**Goal:** Filter out everything except lines holding "that".
------------------------
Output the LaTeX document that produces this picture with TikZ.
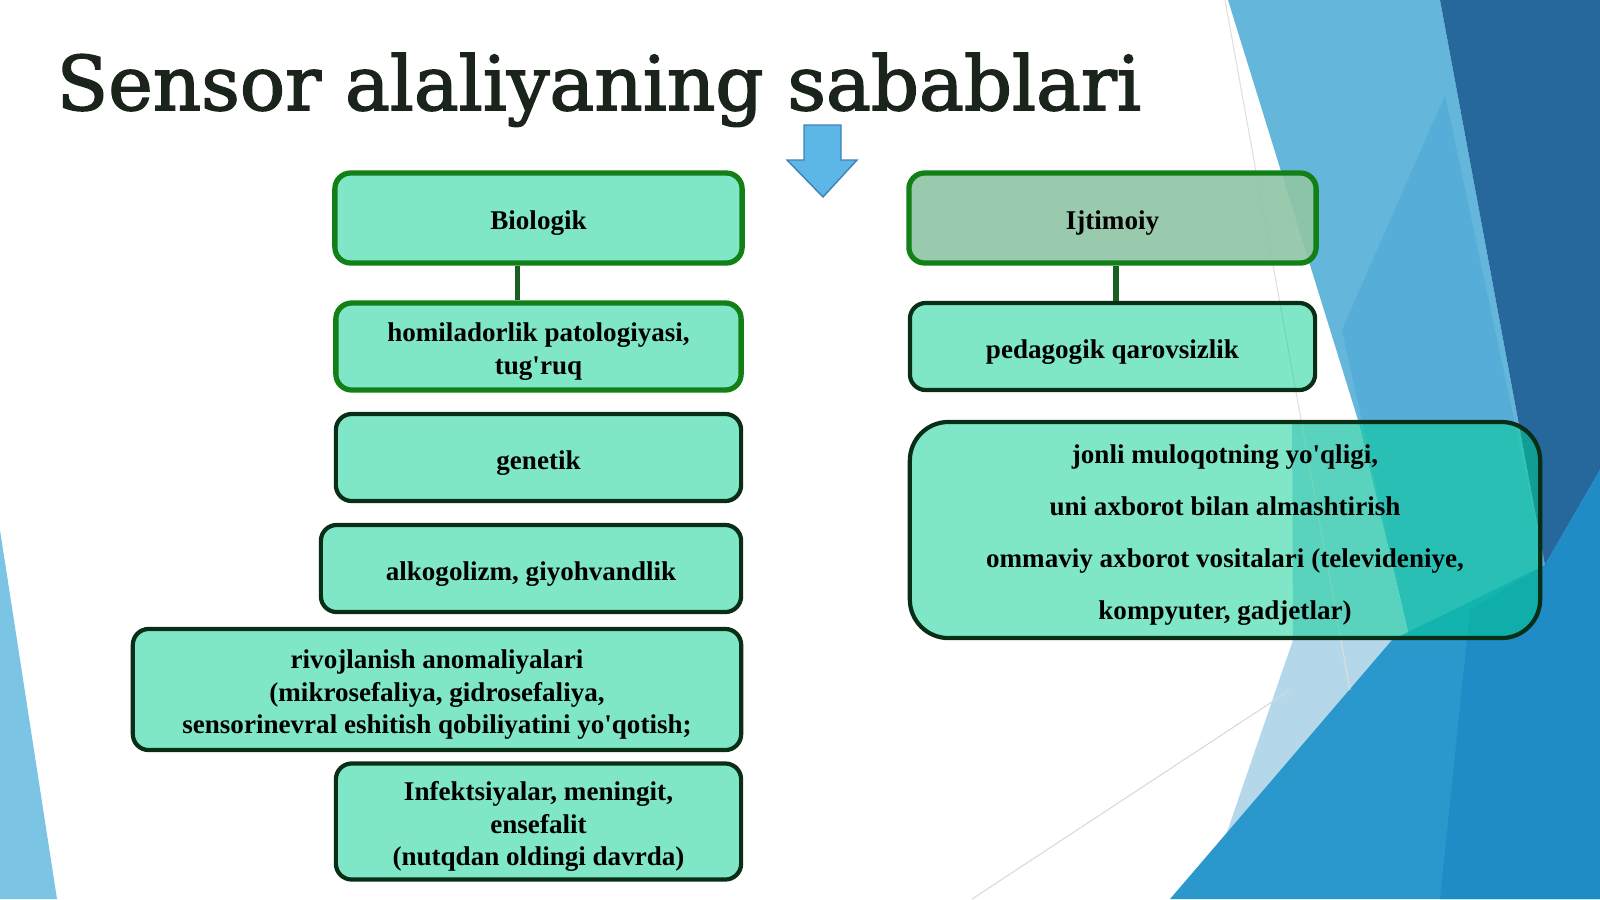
\documentclass[tikz,border=0pt]{standalone}
\usepackage{fontspec}
\setmainfont{Liberation Serif}
\newfontfamily\boxfont{Liberation Serif}
\newfontfamily\titlefont{DejaVu Serif}[BoldFont={DejaVu Serif}, BoldFeatures={FakeBold=2}]

\definecolor{titlegreen}{RGB}{26,36,26}
\definecolor{boxfill}{RGB}{0,208,146}
\definecolor{socfill}{RGB}{144,198,166}
\definecolor{greenline}{RGB}{18,128,22}
\definecolor{darkline}{RGB}{8,46,22}
\definecolor{linkgreen}{RGB}{22,96,34}
\definecolor{arrowblue}{RGB}{92,182,230}
\definecolor{arrowedge}{RGB}{64,130,182}
\definecolor{skylight}{RGB}{100,182,218}
\definecolor{skymid}{RGB}{86,174,216}
\definecolor{navyband}{RGB}{38,104,156}
\definecolor{seablue}{RGB}{42,152,204}
\definecolor{seadeep}{RGB}{32,140,198}
\definecolor{paleband}{RGB}{180,216,234}
\definecolor{leftblue}{RGB}{124,196,228}

% struts that set the text a little lower in its box
\newcommand\toplift{\rule{0pt}{8.6pt}}
\newcommand\botlift{\rule[-2pt]{0pt}{0pt}}

\begin{document}
\begin{tikzpicture}[x=0.01cm, y=-0.01cm,
        box/.style={rounded corners=4.5pt, fill=boxfill, fill opacity=0.5, text opacity=1,
                align=center, inner sep=2pt, text=black,
                font=\boxfont\bfseries\fontsize{7.7}{9.2}\selectfont},
        greenbox/.style={box, draw=greenline, line width=1.5pt},
        darkbox/.style={box, draw=darkline, line width=1.2pt}]
                \useasboundingbox (0,0) rectangle (1600,899);
                % background
                \fill[leftblue] (0,530) -- (57,899) -- (0,899) -- cycle;
                \fill[skylight] (1228,0) -- (1440,0) -- (1545,565) -- (1410,640) -- (1358,420) -- cycle;
                \fill[skymid] (1445,95) -- (1545,565) -- (1410,640) -- (1342,330) -- cycle;
                \fill[paleband] (1292,420) -- (1358,420) -- (1410,640) -- (1226,835) -- (1293,640) -- cycle;
                \fill[navyband] (1440,0) -- (1600,0) -- (1600,470) -- (1545,565) -- cycle;
                \fill[seablue] (1170,899) -- (1392,640) -- (1545,565) -- (1600,470) -- (1600,899) -- cycle;
                \fill[seadeep] (1470,610) -- (1545,565) -- (1600,470) -- (1600,899) -- (1440,899) -- cycle;
                \draw[gray!25, line width=0.3pt] (1225,0) -- (1350,690);
                \draw[gray!30, line width=0.3pt] (972,899) -- (1290,690);

                \node[anchor=base west, inner sep=0pt, text=titlegreen,
                        font=\titlefont\bfseries\fontsize{21.4}{24}\selectfont] (title) at (56,110) {Sensor alaliyaning sabablari};
                \filldraw[fill=arrowblue, draw=arrowedge, line width=0.4pt]
                        (804,125) -- (841,125) -- (841,160) -- (857,160) -- (823,197) -- (787,160) -- (804,160) -- cycle;

                \begin{scope}[every node/.style={minimum width=4.05cm, minimum height=0.87cm}]
                        \node[greenbox, minimum width=4.07cm, minimum height=0.9cm] (bio) at (538.5,218) {\toplift Biologik\botlift};
                        \node[greenbox] (pregnancy) at (538.5,346.5) {\toplift homiladorlik patologiyasi,\\tug'ruq\botlift};
                        \node[darkbox] (genetic) at (538.5,457.5) {\toplift genetik\botlift};
                        \node[darkbox, minimum width=4.2cm] (alcohol) at (531,568.5) {\toplift alkogolizm, giyohvandlik\botlift};
                        \node[darkbox, minimum width=6.08cm, minimum height=1.21cm] (anomaly) at (437,689.5)
                                {\toplift rivojlanish anomaliyalari\\(mikrosefaliya, gidrosefaliya,\\sensorinevral eshitish qobiliyatini yo'qotish;\botlift};
                        \node[darkbox, minimum height=1.13cm] (infection) at (538.5,821.5)
                                {\toplift Infektsiyalar, meningit,\\ensefalit\\(nutqdan oldingi davrda)\botlift};
                        \node[greenbox, fill=socfill, fill opacity=0.92, minimum width=4.07cm, minimum height=0.9cm] (soc) at (1112.5,218) {\toplift Ijtimoiy\botlift};
                        \node[darkbox] (neglect) at (1112.5,346.5) {\toplift pedagogik qarovsizlik\botlift};
                        \node[darkbox, rounded corners=11pt, minimum width=6.3cm, minimum height=2.16cm,
                                font=\boxfont\bfseries\fontsize{7.7}{14.8}\selectfont] (media) at (1225,530)
                                {\toplift jonli muloqotning yo'qligi,\\uni axborot bilan almashtirish\\ommaviy axborot vositalari (televideniye,\\kompyuter, gadjetlar)\botlift};
                \end{scope}

                \draw[linkgreen, line width=1.7pt] ([xshift=-0.21cm]bio.south) -- ([xshift=-0.21cm]pregnancy.north);
                \draw[linkgreen, line width=1.7pt] ([xshift=0.03cm]soc.south) -- ([xshift=0.03cm]neglect.north);
        \end{tikzpicture}
\end{document}
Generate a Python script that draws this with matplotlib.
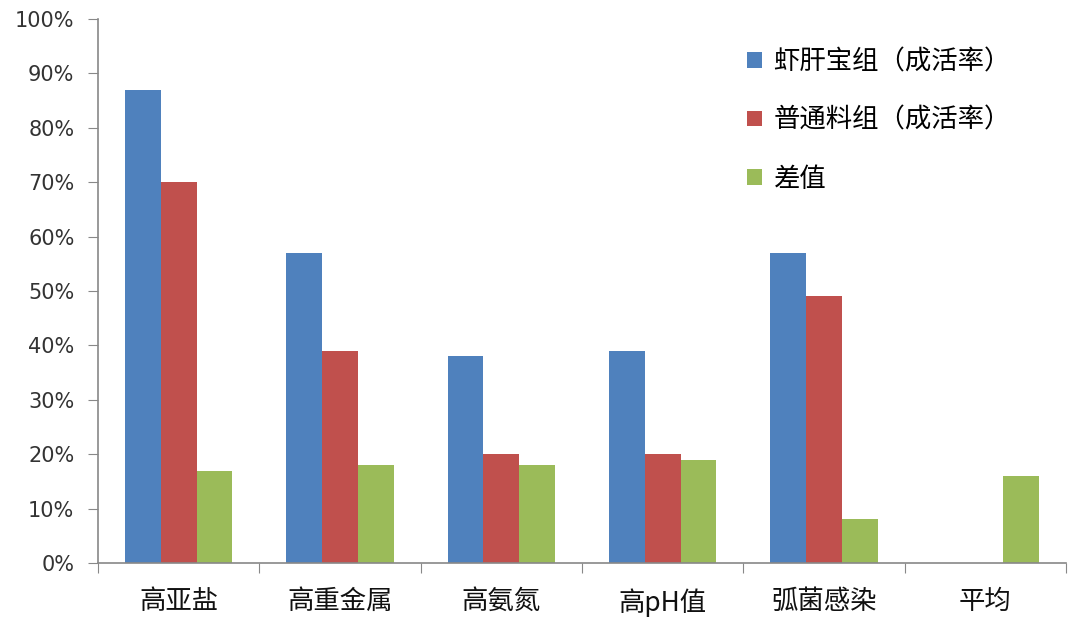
import matplotlib.pyplot as plt
import numpy as np
from matplotlib.ticker import FixedLocator, PercentFormatter

plt.rcParams['font.family'] = ['Noto Sans CJK SC', 'DejaVu Sans']

categories = ['高亚盐', '高重金属', '高氨氮', '高pH值', '弧菌感染', '平均']
series_names = ['虾肝宝组（成活率）', '普通料组（成活率）', '差值']
shrimp = [87, 57, 38, 39, 57, np.nan]
normal = [70, 39, 20, 20, 49, np.nan]
diff = [17, 18, 18, 19, 8, 16]
colors = ['#4F81BD', '#C0504D', '#9BBB59']

fig = plt.figure(figsize=(10.8, 6.19), dpi=100)
ax = fig.add_axes([98 / 1080, 56 / 619, 968 / 1080, 544 / 619])

x = np.arange(len(categories))
w = 1 / 4.5
for i, (vals, name, c) in enumerate(zip([shrimp, normal, diff], series_names, colors)):
    ax.bar(x + (i - 1) * w, vals, width=w, color=c, label=name)

ax.set_xlim(-0.5, len(categories) - 0.5)
ax.set_ylim(0, 100)
ax.set_yticks(np.arange(0, 101, 10))
ax.yaxis.set_major_formatter(PercentFormatter(decimals=0))

ax.xaxis.set_major_locator(FixedLocator(np.arange(-0.5, len(categories), 1)))
ax.xaxis.set_minor_locator(FixedLocator(x))
ax.set_xticklabels([], minor=False)
ax.set_xticklabels(categories, minor=True, fontsize=19, color='#111111')
ax.tick_params(axis='x', which='major', length=7, color='#888888', direction='out')
ax.tick_params(axis='x', which='minor', length=0, pad=18)
ax.tick_params(axis='y', length=7, color='#888888', labelsize=15, labelcolor='#333333',
               pad=10)
for lbl in ax.get_yticklabels():
    lbl.set_family('DejaVu Sans')

for s in ['top', 'right']:
    ax.spines[s].set_visible(False)
for s in ['left', 'bottom']:
    ax.spines[s].set_color('#888888')
    ax.spines[s].set_linewidth(1.2)

ax.legend(loc='upper left', bbox_to_anchor=(0.646, 0.99), frameon=False, fontsize=19,
          handlelength=0.55, handleheight=0.55, handletextpad=0.45, labelspacing=1.2)

fig.savefig('out.png', dpi=100)
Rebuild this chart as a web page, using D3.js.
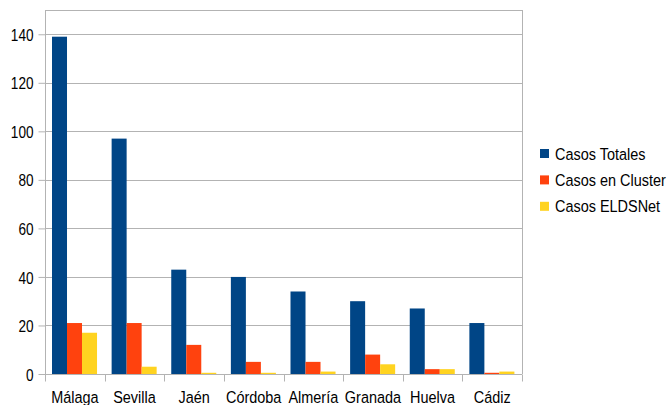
<!DOCTYPE html>
<html>
<head>
<meta charset="utf-8">
<script src="https://cdn.jsdelivr.net/npm/d3@7"></script>
<style>
  body { margin: 0; background: #fff; }
  text { font-family: "Liberation Sans", Arial, sans-serif; fill: #000; }
</style>
</head>
<body>
<script>
var width = 669;
var height = 405;

// data
var provinces = ["Málaga", "Sevilla", "Jaén", "Córdoba", "Almería", "Granada", "Huelva", "Cádiz"];
var casosTotales = [139, 97, 43, 40, 34, 30, 27, 21];
var casosCluster = [21, 21, 12, 5, 5, 8, 2, 0.5];
var casosEldsnet = [17, 3, 0.5, 0.5, 1, 4, 2, 1];
var seriesNames = ["Casos Totales", "Casos en Cluster", "Casos ELDSNet"];
var yTicks = [0, 20, 40, 60, 80, 100, 120, 140];

var colors = ["#004586", "#ff420e", "#ffd320"];

var margin = { top: 10, right: 147, bottom: 31, left: 45 };
var graphWidth = width - margin.left - margin.right;
var graphHeight = height - margin.top - margin.bottom;

// the source font is a bit condensed
var squeeze = 0.85;

var svg = d3.select("body")
            .append("svg")
            .attr("width", width)
            .attr("height", height);

var g = svg.append("g").attr("transform", `translate(${margin.left}, ${margin.top})`);

var x = d3.scaleBand().domain(provinces).range([0, graphWidth]).paddingInner(0).paddingOuter(0);
var y = d3.scaleLinear().domain([0, 150]).range([graphHeight, 0]);
var inner = d3.scaleBand().domain(seriesNames).range([7, x.bandwidth() - 7.6]);

// grid lines
g.selectAll(".grid")
 .data(yTicks.concat([150]))
 .enter().append("line")
 .attr("x1", 0).attr("x2", graphWidth)
 .attr("y1", d => Math.round(y(d)) + 0.5).attr("y2", d => Math.round(y(d)) + 0.5)
 .attr("stroke", "#b3b3b3");

// right border
g.append("line")
 .attr("x1", graphWidth + 0.5).attr("x2", graphWidth + 0.5)
 .attr("y1", 0).attr("y2", graphHeight)
 .attr("stroke", "#b3b3b3");

// bars
var table = provinces.map(function(p, i) {
  return { name: p, values: [casosTotales[i], casosCluster[i], casosEldsnet[i]] };
});

var groups = g.selectAll(".grp")
              .data(table)
              .enter().append("g")
              .attr("transform", d => `translate(${x(d.name)}, 0)`);

groups.selectAll("rect")
      .data(d => d.values.map((v, k) => ({ key: seriesNames[k], value: v, k: k })))
      .enter().append("rect")
      .attr("x", d => inner(d.key))
      .attr("width", inner.bandwidth())
      .attr("y", d => y(d.value))
      .attr("height", d => graphHeight - y(d.value))
      .attr("fill", d => colors[d.k]);

// y axis
var leftAxis = d3.axisLeft(y).tickValues(yTicks).tickSize(7).tickPadding(5);
var yg = g.append("g").attr("transform", "translate(0.5,0)").call(leftAxis);
yg.select(".domain").attr("stroke", "#b3b3b3").attr("d", `M0,0V${graphHeight}`);
yg.selectAll(".tick line").attr("stroke", "#b3b3b3");
yg.selectAll(".tick text")
  .style("font-size", "17px")
  .attr("x", 0)
  .attr("dy", "0.36em")
  .attr("transform", "translate(-12,0) scale(0.8,1)");

// x axis with ticks at category boundaries
var xg = g.append("g").attr("transform", `translate(0, ${graphHeight + 0.5})`);
xg.append("line").attr("x1", 0).attr("x2", graphWidth).attr("stroke", "#b3b3b3");
xg.selectAll(".bt")
  .data(provinces.concat(["end"]))
  .enter().append("line")
  .attr("x1", (d, i) => Math.round(i * x.step()) + 0.5)
  .attr("x2", (d, i) => Math.round(i * x.step()) + 0.5)
  .attr("y1", 0).attr("y2", 7)
  .attr("stroke", "#b3b3b3");
xg.selectAll(".lbl")
  .data(provinces)
  .enter().append("text")
  .attr("text-anchor", "middle")
  .attr("transform", d => `translate(${x(d) + x.bandwidth() / 2}, 28) scale(${squeeze},1)`)
  .style("font-size", "17px")
  .text(d => d);

// legend
var legend = svg.append("g").attr("transform", "translate(540, 153.5)");
var items = legend.selectAll(".item")
                  .data(seriesNames)
                  .enter().append("g")
                  .attr("transform", (d, i) => `translate(0, ${i * 26.4})`);
items.append("rect")
     .attr("x", 0).attr("y", -4.5)
     .attr("width", 9).attr("height", 9)
     .attr("fill", (d, i) => colors[i]);
items.append("text")
     .attr("dy", "0.36em")
     .attr("transform", `translate(15,0) scale(${squeeze},1)`)
     .style("font-size", "17px")
     .text(d => d);
</script>
</body>
</html>
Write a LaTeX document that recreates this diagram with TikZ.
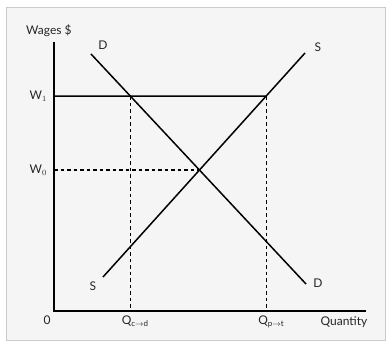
------------------------
**Task output:**
Output the LaTeX document that produces this picture with TikZ.
% struts that set the text a little lower in its box
Generate a Python script that draws this with matplotlib.
Write a LaTeX document that recreates this diagram with TikZ.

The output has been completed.